- _Exercise description_: Take the lines from the top down to and including the one with "import pandas as pd" and repeat them exactly. Omit images.

══ Dataset content

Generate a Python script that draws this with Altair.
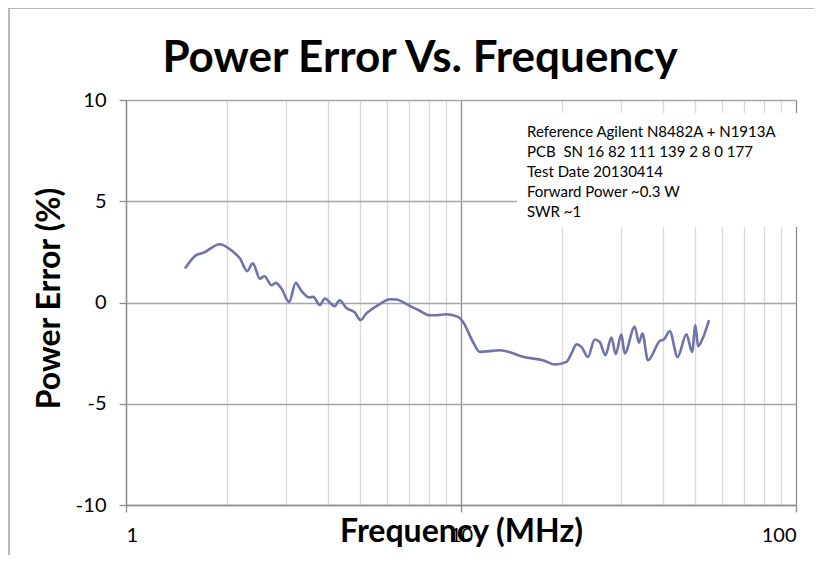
import altair as alt
import pandas as pd

# ---- data ----
freq_mhz = [1.50, 1.62, 1.70, 1.905, 2.09, 2.19, 2.30, 2.39, 2.51, 2.59, 2.72, 2.80, 2.91,
            3.07, 3.21, 3.34, 3.52, 3.62, 3.79, 3.92, 4.20, 4.34, 4.55, 4.82, 5.01, 5.22,
            5.72, 6.13, 6.41, 7.03, 7.53, 8.07, 8.45, 9.04, 9.80, 10.14, 10.86, 11.37,
            13.05, 15.67, 17.57, 19.05, 20.64, 21.36, 22.11, 22.88, 23.93, 25.06, 25.94,
            26.98, 28.12, 28.96, 30.11, 30.8, 33.0, 33.98, 34.8, 36.15, 39.2, 40.3, 42.0,
            44.3, 47.1, 48.95, 50.1, 51.0, 52.8, 55.0]
error_pct = [1.68, 2.34, 2.45, 2.88, 2.50, 2.17, 1.55, 1.93, 1.18, 1.30, 0.85, 0.97, 0.69,
             0.03, 0.97, 0.57, 0.25, 0.28, -0.13, 0.20, -0.18, 0.11, -0.27, -0.49, -0.87, -0.54,
             -0.08, 0.16, 0.15, -0.17, -0.41, -0.63, -0.63, -0.58, -0.71, -0.96, -1.95, -2.44,
             -2.36, -2.72, -2.85, -3.06, -2.93, -2.52, -2.07, -2.19, -2.69, -1.83, -1.95,
             -2.60, -1.73, -2.55, -1.57, -2.52, -1.20, -1.98, -1.53, -2.85, -1.90, -1.83, -1.42,
             -2.69, -1.57, -2.44, -1.12, -2.16, -1.73, -0.87]
x_ticks = [1, 2, 3, 4, 5, 6, 7, 8, 9, 10, 20, 30, 40, 50, 60, 70, 80, 90, 100]
x_major = [1, 10, 100]
y_ticks = [-10, -5, 0, 5, 10]
note_lines = ["Reference Agilent N8482A + N1913A",
              "PCB\u00a0 SN 16 82 111 139 2 8 0 177",
              "Test Date 20130414",
              "Forward Power ~0.3 W",
              "SWR ~1"]
title_text = "Power Error Vs. Frequency"
x_title = "Frequency (MHz)"
y_title = "Power Error (%)"

df = pd.DataFrame({"freq": freq_mhz, "err": error_pct})
one = pd.DataFrame({"k": [0]})

FONT = "Lato"
major_test = "indexof([" + ",".join(str(v) for v in x_major) + "], datum.value) >= 0"

x_axis = alt.Axis(
    values=x_ticks,
    labelExpr=major_test + " ? datum.label : ''",
    labelOverlap=False,
    labelFont=FONT, labelFontSize=20, labelColor="#000000", labelPadding=13,
    grid=True,
    gridColor={"condition": {"test": major_test, "value": "#8c8c8c"}, "value": "#d9d9d9"},
    gridWidth=1.3,
    tickColor="#8c8c8c", tickSize=7, tickWidth=1.3,
    tickOpacity={"condition": {"test": major_test, "value": 1}, "value": 0},
    domainColor="#8c8c8c", domainWidth=1.3,
    titleFont=FONT, titleFontSize=32, titleFontWeight="bold", titleColor="#000000",
    titleBaseline="alphabetic", titleY=36,
)
y_axis = alt.Axis(
    values=y_ticks,
    labelExpr="datum.value < 0 ? '-' + abs(datum.value) : '' + datum.value",
    labelFont=FONT, labelFontSize=20, labelColor="#000000", labelPadding=13,
    grid=True, gridColor="#a6a6a6", gridWidth=1.3,
    tickColor="#8c8c8c", tickSize=7, tickWidth=1.3,
    domainColor="#8c8c8c", domainWidth=1.3,
    titleFont=FONT, titleFontSize=32, titleFontWeight="bold", titleColor="#000000",
    titleAngle=-90, titleBaseline="alphabetic", titleAlign="center",
    titleX=-67, titleY=198,
)

line = alt.Chart(df).mark_line(
    color="#6f73aa", strokeWidth=2.6, interpolate="monotone"
).encode(
    x=alt.X("freq:Q", scale=alt.Scale(type="log", domain=[1, 100]), axis=x_axis, title=x_title),
    y=alt.Y("err:Q", scale=alt.Scale(domain=[-10, 10]), axis=y_axis, title=y_title),
)

note_bg = alt.Chart(one).mark_rect(color="white").encode(
    x=alt.value(391), x2=alt.value(676), y=alt.value(13), y2=alt.value(127)
)
note_txt = alt.Chart(one).mark_text(
    align="left", baseline="alphabetic", font=FONT, fontSize=15, color="#000000",
    lineBreak="\n", lineHeight=20
).encode(x=alt.value(401), y=alt.value(37), text=alt.value("\n".join(note_lines)))

title_mark = alt.Chart(one).mark_text(
    align="center", baseline="alphabetic", font=FONT, fontSize=44, fontWeight="bold",
    color="#000000"
).encode(x=alt.value(294), y=alt.value(-28), text=alt.value(title_text))

border_v = alt.Chart(one).mark_rule(color="#a0a0a0", strokeWidth=1.5).encode(
    x=alt.value(-117), y=alt.value(-92), y2=alt.value(455)
)
border_h = alt.Chart(one).mark_rule(color="#a0a0a0", strokeWidth=1.5).encode(
    x=alt.value(-117), x2=alt.value(688), y=alt.value(-92)
)

chart = alt.layer(line, note_bg, note_txt, title_mark, border_v, border_h).properties(
    width=670, height=405,
    autosize=alt.AutoSizeParams(type="none"),
    padding={"left": 118, "top": 92, "right": 18, "bottom": 50},
).configure_view(stroke="transparent").configure(background="white")

chart.save("out.html", embed_options={"renderer": "svg", "actions": False})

════

- _Worked solution_:
Generate a Python script that draws this with Altair.
import altair as alt
import pandas as pd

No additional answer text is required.